Hasta en tres ocasiones, y con la voz temblorosa por la sobredosis de sinceridad e indignación la  directora de CEIP Ermita del Santo, Sara Ballesteros, lo dijo: “Miedo, miedo, miedo”. Miedo de las familias “a soltar” a los niños en el camino al cole, por los coches, que los convierte en “dependientes”; Miedo del profesorado ante una ausencia de cobertura y apoyo legal que se transforma en una sistemática restricción de la autonomía del niño que les impiden crecer “más sanos emocionalmente”; Recreos superprotegidos, por el miedo, otra vez, a la denuncia de los padres. (Y eso me recuerda esa puñetera tendencia de llenar de cemento los patios de los colegios) Más apoyo a programas como Stars, mayor participación de la familia en la escuela, mayor seguridad jurídica a los docentes, más escuchar a los niños y no desdeñar la participación de los adolescentes, entre sus propuestas para acogotar a ese pertinaz miedo.
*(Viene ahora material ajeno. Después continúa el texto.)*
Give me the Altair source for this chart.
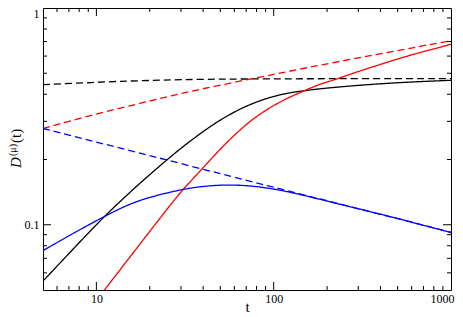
import altair as alt
import pandas as pd

# ---- data (log-log) ----
t_black_solid = [5, 7.7, 10.8, 13.6, 17.5, 24.4, 29.6, 45.6, 70.5, 108.6, 150, 200, 434, 1000]
v_black_solid = [0.055, 0.080, 0.107, 0.128, 0.155, 0.196, 0.224, 0.293, 0.358, 0.401, 0.416, 0.428, 0.451, 0.464]

t_black_dash = [5, 10, 13.6, 20, 29.6, 50, 100, 200, 500, 1000]
v_black_dash = [0.443, 0.454, 0.459, 0.463, 0.467, 0.470, 0.471, 0.472, 0.472, 0.472]

t_red_solid = [11.1, 24.4, 30.1, 39.3, 45.6, 70.5, 108.6, 150, 182, 217, 281, 434, 516, 668, 1000]
v_red_solid = [0.050, 0.115, 0.143, 0.180, 0.207, 0.298, 0.372, 0.416, 0.446, 0.464, 0.501, 0.561, 0.587, 0.623, 0.680]

t_red_dash = [5, 10, 18.4, 29.6, 50, 100, 182, 434, 1000]
v_red_dash = [0.278, 0.325, 0.366, 0.403, 0.441, 0.494, 0.545, 0.623, 0.707]

t_blue_solid = [5, 7.7, 10.8, 13.6, 18.3, 30.1, 38.4, 52, 70, 91, 108.6, 141, 182, 300, 500, 1000]
v_blue_solid = [0.076, 0.093, 0.108, 0.119, 0.132, 0.1455, 0.150, 0.153, 0.152, 0.148, 0.1445, 0.138, 0.131, 0.1186, 0.107, 0.092]

t_blue_dash = [5, 10, 20, 50, 100, 200, 500, 1000]
v_blue_dash = [0.278, 0.2406, 0.2085, 0.172, 0.149, 0.129, 0.1067, 0.0923]

series_names = ["black solid", "black dashed", "red solid", "red dashed", "blue solid", "blue dashed"]
series_colors = ["#000000", "#000000", "#ff0000", "#ff0000", "#0000ff", "#0000ff"]
series_dash = [[1, 0], [7, 4], [1, 0], [7, 4], [1, 0], [7, 4]]

x_labels = [10, 100, 1000]
y_labels = [0.1, 1]
x_major = [10, 100]
x_minor = [6, 7, 8, 9, 20, 30, 40, 50, 60, 70, 80, 90, 200, 300, 400, 500, 600, 700, 800, 900]
y_major = [0.1]
y_minor = [0.06, 0.07, 0.08, 0.09, 0.2, 0.3, 0.4, 0.5, 0.6, 0.7, 0.8, 0.9]

W, H = 408, 282
FONT = "Liberation Serif"

rows = []
for name, ts, vs in zip(series_names,
                        [t_black_solid, t_black_dash, t_red_solid, t_red_dash, t_blue_solid, t_blue_dash],
                        [v_black_solid, v_black_dash, v_red_solid, v_red_dash, v_blue_solid, v_blue_dash]):
    for t, v in zip(ts, vs):
        rows.append({"t": t, "v": v, "series": name})
df = pd.DataFrame(rows)

xscale = alt.Scale(type="log", domain=[5, 1000], nice=False)
yscale = alt.Scale(type="log", domain=[0.05, 1], nice=False)

xaxis = alt.Axis(values=x_labels, ticks=False, domain=False, grid=False,
                 labelFont=FONT, labelFontSize=12, labelPadding=3, labelColor="#000",
                 labelFlush=True, labelFlushOffset=3,
                 title="t", titleFont=FONT, titleFontSize=15, titleFontWeight="normal",
                 titleBaseline="alphabetic", titlePadding=7, titleColor="#000", format="~g")
yaxis = alt.Axis(values=y_labels, ticks=False, domain=False, grid=False,
                 labelFont=FONT, labelFontSize=12, labelPadding=4, labelColor="#000",
                 labelFlush=True,
                 title=None, format="~g")

lines = alt.Chart(df).mark_line(strokeWidth=1.3, interpolate="basis", clip=True).encode(
    x=alt.X("t:Q", scale=xscale, axis=xaxis),
    y=alt.Y("v:Q", scale=yscale, axis=yaxis),
    color=alt.Color("series:N", scale=alt.Scale(domain=series_names, range=series_colors), legend=None),
    strokeDash=alt.StrokeDash("series:N", scale=alt.Scale(domain=series_names, range=series_dash), legend=None),
    detail="series:N",
)


def xticks(vals, L):
    d = pd.DataFrame({"t": vals})
    bot = alt.Chart(d).mark_rule(color="#000", strokeWidth=1).encode(
        x=alt.X("t:Q", scale=xscale, axis=xaxis), y=alt.value(H), y2=alt.value(H - L))
    top = alt.Chart(d).mark_rule(color="#000", strokeWidth=1).encode(
        x=alt.X("t:Q", scale=xscale, axis=xaxis), y=alt.value(0), y2=alt.value(L))
    return [bot, top]


def yticks(vals, L):
    d = pd.DataFrame({"v": vals})
    left = alt.Chart(d).mark_rule(color="#000", strokeWidth=1).encode(
        y=alt.Y("v:Q", scale=yscale, axis=yaxis), x=alt.value(0), x2=alt.value(L))
    right = alt.Chart(d).mark_rule(color="#000", strokeWidth=1).encode(
        y=alt.Y("v:Q", scale=yscale, axis=yaxis), x=alt.value(W), x2=alt.value(W - L))
    return [left, right]


def label(txt, x, y, size, style="normal"):
    return alt.Chart(pd.DataFrame({"s": [txt]})).mark_text(
        font=FONT, fontSize=size, fontStyle=style, angle=270, align="left",
        baseline="alphabetic", color="#000").encode(
        text="s:N", x=alt.value(x), y=alt.value(y))


ytitle = [
    label("D", -22, 160, 15, "italic"),
    label("(\u03bc)", -27, 148, 10),
    label("(t)", -22, 135, 15),
]

layers = [lines] + xticks(x_major, 8) + xticks(x_minor, 4) + yticks(y_major, 8) + yticks(y_minor, 4) + ytitle

chart = alt.layer(*layers).properties(
    width=W, height=H,
    autosize=alt.AutoSizeParams(type="none"),
    padding={"left": 35, "top": 0, "right": 4, "bottom": 27},
).configure_view(stroke="#000", strokeWidth=1)

chart.save("out.html", embed_options={"renderer": "svg", "actions": False})
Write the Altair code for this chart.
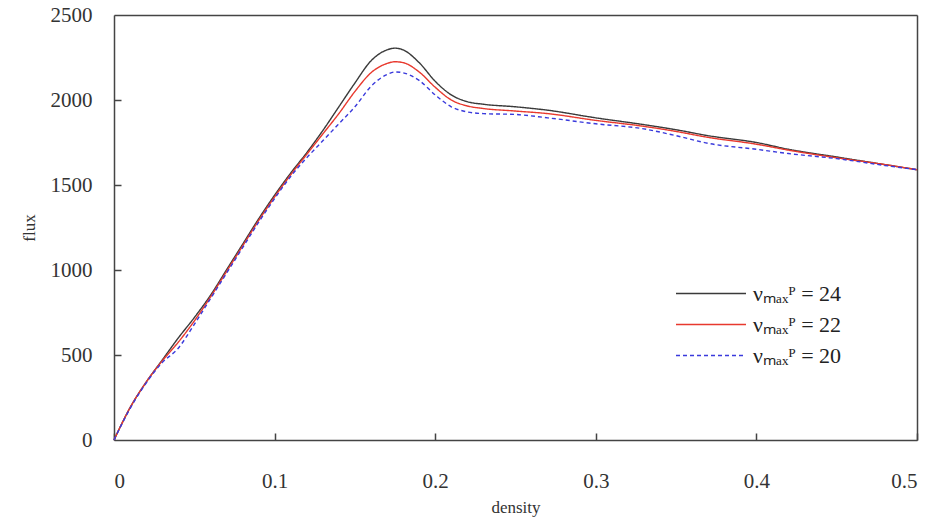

Y más recursos para la Educación Pública, como siempre, claro.

Pero, me pregunto: ¿Quién ha inoculado tanto miedo a unos padres que hemos crecido en un Madrid lleno de descampados y charcos y que íbamos a comprar el pan y media docena de huevos solitos? Y sin un móvil para que dejara tranquila nuestra madre, porque, lo que era nosotros…

Marta Román, coautora del libro “Reintroducción de la infancia en la ciudad”, puso el dedo en la llaga con su angustiosa petición de ayuda. Hablaba una educadora, rogaba una madre y una abuela que pedía que se “liberara” a las familias del enorme peso de educar a los hijos. “La familia”, denunciaba, “suple ahora lo que la calle proveía”. Nada entre la escuela y la casa. Los padres, gestores obligados del tiempo libre de sus hijos, y de todo lo demás. “El entorno de antes”, explicaba, “mitigaba y corregía errores”. Tanto ella como Tonucci se refirieron a la ausencia de una “red de confianza” (los vecinos, el tendero, los viejecitos sentados en un banco…) que había provocado la desaparición de un “entorno social” imprescindible para la educación de los pequeños. “Es una locura ser madre hoy en día”, dijo, y Tonucci apuntó que “las familias estaban esperando respuestas” porque “no querían parecer malos o irresponsables” dejando salir solos a los niños a la calle.

“El miedo no tiene relación con peligro”, sostuvo Tonucci casi al final de su intervención, y me regaló un volquete de argumentos para mi causa ciclista que iré desgranando para que el vergel de los niños acabe inundando el desierto de los adultos. Para siempre jamás, como en los cuentos.